Benchmarks¶
Use scripts/loadtest.sh to create reproducible serving evidence for a specific deployment and dataset.
BASE_URL=http://localhost:8000 \
TENANT_ID=demo \
SURFACE=home \
REQUESTS=1000 \
CONCURRENCY=25 \
USER_CARDINALITY=1000 \
CATALOG_SIZE=8 \
ARTIFACT_SIZE_BYTES="$(find tmp/commercial-proof-kit/pipelines/objectstore -type f -print0 2>/dev/null | xargs -0 stat -c '%s' 2>/dev/null | awk '{s+=$1} END {print s+0}')" \
REPORT_JSON=tmp/loadtest-report.json \
REPORT_MARKDOWN=tmp/loadtest-report.md \
bash scripts/loadtest.sh
Expected result: the command prints request totals, RPS, p50/p95/p99 latency, status codes, and writes JSON/Markdown reports when report paths are set.

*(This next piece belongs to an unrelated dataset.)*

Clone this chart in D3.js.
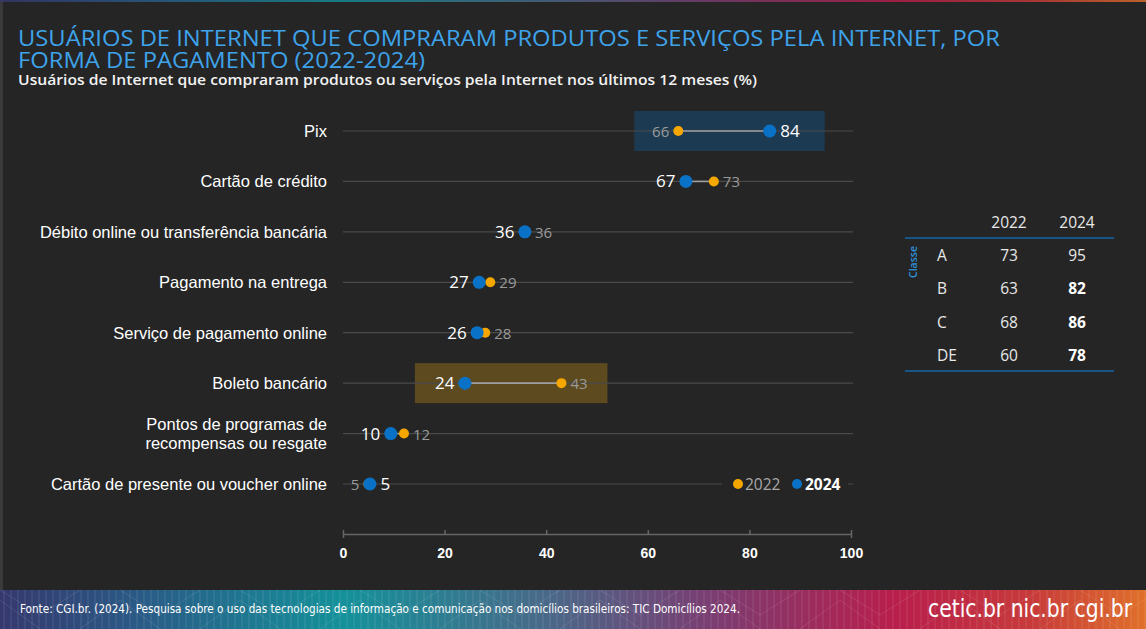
<!DOCTYPE html>
<html><head><meta charset="utf-8">
<script src="https://cdn.jsdelivr.net/npm/d3@7"></script>
<style>html,body{margin:0;padding:0;background:#252525;overflow:hidden}</style>
</head><body>
<svg id="c" width="1146" height="629"></svg>
<script>
const categories = ["Pix","Cartão de crédito","Débito online ou transferência bancária","Pagamento na entrega","Serviço de pagamento online","Boleto bancário","Pontos de programas de|recompensas ou resgate","Cartão de presente ou voucher online"];
const values2022 = [66,73,36,29,28,43,12,5];
const values2024 = [84,67.5,35.8,26.8,26.4,24,9.4,5.3];
const labels2022 = ["66","73","36","29","28","43","12","5"];
const labels2024 = ["84","67","36","27","26","24","10","5"];
const highlightRows = ["Pix","Boleto bancário"];
const xTicks = [0,20,40,60,80,100];
const tableClasses = ["A","B","C","DE"];
const table2022 = [73,63,68,60];
const table2024 = [95,82,86,78];
const table2024Bold = [false,true,true,true];
const titleLines = ["USUÁRIOS DE INTERNET QUE COMPRARAM PRODUTOS E SERVIÇOS PELA INTERNET, POR","FORMA DE PAGAMENTO (2022-2024)"];
const subtitle = "Usuários de Internet que compraram produtos ou serviços pela Internet nos últimos 12 meses (%)";
const source = "Fonte: CGI.br. (2024). Pesquisa sobre o uso das tecnologias de informação e comunicação nos domicílios brasileiros: TIC Domicílios 2024.";

const svg = d3.select("#c");
const W=1146,H=629;
const C2022="#f5a700", C2024="#0a72c6";
const defs = svg.append("defs");

svg.append("rect").attr("width",W).attr("height",H).attr("fill","#252525");
svg.append("rect").attr("x",0).attr("y",0).attr("width",3).attr("height",590).attr("fill","#3a3a3a");

const g1 = defs.append("linearGradient").attr("id","band").attr("x1",0).attr("x2",1);
[["0%","#35386e"],["12%","#2a5a86"],["30%","#14919a"],["48%","#4a6888"],["62%","#7a3d72"],["78%","#b81e4c"],["90%","#c73a3a"],["100%","#e0702a"]].forEach(s=>g1.append("stop").attr("offset",s[0]).attr("stop-color",s[1]));
svg.append("rect").attr("x",0).attr("y",0).attr("width",W).attr("height",2).attr("fill","url(#band)").attr("opacity",0.8);
svg.append("rect").attr("x",0).attr("y",590).attr("width",W).attr("height",39).attr("fill","url(#band)");
const stripes = svg.append("g").attr("opacity",0.12);
for(let x=4;x<W;x+=7){stripes.append("line").attr("x1",x).attr("x2",x).attr("y1",590).attr("y2",629).attr("stroke","#fff").attr("stroke-width",1);}
const zig = svg.append("g").attr("opacity",0.1).attr("fill","none").attr("stroke","#fff");
for(let x=-40;x<W;x+=120){zig.append("path").attr("d",`M${x},629 L${x+40},600 L${x+80},629 M${x+40},590 L${x+80},615 L${x+120},590`);}

svg.append("text").attr("x",20).attr("y",613).attr("fill","#fff").attr("font-family","'Liberation Sans Narrow','DejaVu Sans Condensed',sans-serif").attr("font-size",11.5).attr("textLength",720).attr("lengthAdjust","spacingAndGlyphs").text(source);
svg.append("text").attr("x",928).attr("y",617).attr("fill","#fff").attr("font-family","'DejaVu Sans Condensed','Liberation Sans Narrow',sans-serif").attr("font-size",24).attr("textLength",204).attr("lengthAdjust","spacingAndGlyphs").text("cetic.br nic.br cgi.br");

const tf = "'Open Sans','Noto Sans',sans-serif";
svg.append("text").attr("x",18).attr("y",46).attr("fill","#3ea3ea").attr("font-family",tf).attr("font-size",21.5).attr("textLength",982).attr("lengthAdjust","spacingAndGlyphs").text(titleLines[0]);
svg.append("text").attr("x",18).attr("y",68).attr("fill","#3ea3ea").attr("font-family",tf).attr("font-size",21.5).attr("textLength",407).attr("lengthAdjust","spacingAndGlyphs").text(titleLines[1]);
svg.append("text").attr("x",18).attr("y",85).attr("fill","#f2f2f2").attr("font-family",tf).attr("font-weight","600").attr("font-size",14).attr("textLength",739).attr("lengthAdjust","spacingAndGlyphs").text(subtitle);

const x = d3.scaleLinear().domain([0,100]).range([343,851]);
const y = d3.scalePoint().domain(categories).range([131,484]);

highlightRows.forEach(r=>{
  const i = categories.indexOf(r);
  const up = values2024[i]>values2022[i];
  const lo = Math.min(values2022[i],values2024[i]), hi = Math.max(values2022[i],values2024[i]);
  const padL = up ? 44 : 50, padR = up ? 55 : 46;
  svg.append("rect").attr("x",x(lo)-padL).attr("y",y(r)-20).attr("width",x(hi)-x(lo)+padL+padR).attr("height",40).attr("fill",up?"#1d3a53":"#5d4a1f");
});
svg.append("g").selectAll("line").data(categories).join("line")
  .attr("x1",343).attr("x2",853).attr("y1",d=>y(d)).attr("y2",d=>y(d))
  .attr("stroke","#4a4a4a").attr("stroke-width",1.2);

const lab = svg.append("g").attr("font-family","'Liberation Sans',Arial,sans-serif").attr("font-size",16.5).attr("fill","#fff").attr("text-anchor","end");
categories.forEach(c=>{
  const parts = c.split("|");
  const t = lab.append("text").attr("x",327).attr("y",y(c)+6-(parts.length-1)*9.5);
  parts.forEach((p,k)=>t.append("tspan").attr("x",327).attr("dy",k?19:0).text(p));
});

const rows = categories.map((c,i)=>({c,a:values2022[i],b:values2024[i],la:labels2022[i],lb:labels2024[i]}));
svg.append("g").selectAll("line").data(rows).join("line")
  .attr("x1",d=>x(d.a)).attr("x2",d=>x(d.b)).attr("y1",d=>y(d.c)).attr("y2",d=>y(d.c))
  .attr("stroke","#a0a0a0").attr("stroke-width",1.6);
svg.append("g").selectAll("circle").data(rows).join("circle")
  .attr("cx",d=>x(d.a)).attr("cy",d=>y(d.c)).attr("r",5).attr("fill",C2022);
svg.append("g").selectAll("circle").data(rows).join("circle")
  .attr("cx",d=>x(d.b)).attr("cy",d=>y(d.c)).attr("r",6.5).attr("fill",C2024);

const vf = "'Open Sans','Noto Sans',sans-serif";
rows.forEach(d=>{
  const leftIs2024 = d.b < d.a;
  const yy = y(d.c)+6;
  const put = (val,txt,is2024,side)=>{
    const r = is2024?6.5:5;
    svg.append("text").attr("x", side<0 ? x(val)-r-4 : x(val)+r+4).attr("y",yy)
      .attr("text-anchor", side<0?"end":"start")
      .attr("font-family",vf).attr("font-size",is2024?17:15)
      .attr("fill",is2024?"#ffffff":"#9a9a9a").text(txt);
  };
  if(leftIs2024){ put(d.b,d.lb,true,-1); put(d.a,d.la,false,1); }
  else { put(d.a,d.la,false,-1); put(d.b,d.lb,true,1); }
});

const ly = y(categories[categories.length-1]);
svg.append("rect").attr("x",722).attr("y",ly-10).attr("width",126).attr("height",20).attr("fill","#252525");
svg.append("circle").attr("cx",738).attr("cy",ly).attr("r",5).attr("fill",C2022);
svg.append("text").attr("x",745).attr("y",ly+6).attr("font-family",vf).attr("font-size",15.5).attr("fill","#a8a8a8").text("2022");
svg.append("circle").attr("cx",797).attr("cy",ly).attr("r",5).attr("fill",C2024);
svg.append("text").attr("x",805).attr("y",ly+6).attr("font-family",vf).attr("font-size",15.5).attr("font-weight","bold").attr("fill","#fff").text("2024");

const ax = svg.append("g").attr("transform","translate(0,534)").call(d3.axisBottom(x).tickValues(xTicks).tickSize(4).tickSizeOuter(4).tickFormat(d3.format("d")));
ax.select(".domain").attr("stroke","#666").attr("stroke-width",1.5);
ax.selectAll(".tick line").attr("stroke","#666").attr("stroke-width",1.5).attr("y1",-4).attr("y2",0);
ax.selectAll("text").attr("fill","#fff").attr("font-family","'Liberation Sans',Arial,sans-serif").attr("font-size",14).attr("font-weight","bold").attr("dy","1.2em");

const tg = svg.append("g").attr("font-family",vf).attr("fill","#e8e8e8").attr("font-size",15.5);
const cx22 = 1009, cx24 = 1077;
tg.append("text").attr("x",cx22).attr("y",228).attr("text-anchor","middle").text("2022");
tg.append("text").attr("x",cx24).attr("y",228).attr("text-anchor","middle").text("2024");
svg.append("line").attr("x1",905).attr("x2",1114).attr("y1",238).attr("y2",238).attr("stroke","#1566a8").attr("stroke-width",1.5);
svg.append("line").attr("x1",905).attr("x2",1114).attr("y1",371).attr("y2",371).attr("stroke","#1566a8").attr("stroke-width",1.5);
const ty = d3.scalePoint().domain(tableClasses).range([261,361]);
tableClasses.forEach((k,i)=>{
  tg.append("text").attr("x",937).attr("y",ty(k)).text(k);
  tg.append("text").attr("x",cx22).attr("y",ty(k)).attr("text-anchor","middle").text(table2022[i]);
  tg.append("text").attr("x",cx24).attr("y",ty(k)).attr("text-anchor","middle").attr("font-weight",table2024Bold[i]?"bold":"normal").attr("fill",table2024Bold[i]?"#fff":"#e8e8e8").text(table2024[i]);
});
svg.append("text").attr("transform","translate(917,262) rotate(-90)").attr("text-anchor","middle").attr("font-family",vf).attr("font-size",10.5).attr("fill","#2f8fd8").attr("font-weight","600").text("Classe");
</script>
</body></html>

See Ecommerce Mini Local Load-Test Reference for a checked-in smoke result from the local demo stack.
Report Template¶
Keep benchmark reports with enough context to be useful:
- RecSys version, image tag, and commit.
- Dataset/catalog size, artifact size, user cardinality, request count, and concurrency.
- Deployment shape: replicas, CPU/memory requests and limits, database/object-store location, and cache TTLs.
- p50, p95, p99 latency, RPS, success/error counts, and status-code distribution.
- CPU, memory, and degradation notes.
Do not generalize from one fixture. A local ecommerce-mini report is useful as a smoke reference; production sizing requires a report from the operator's own catalog, traffic shape, and infrastructure.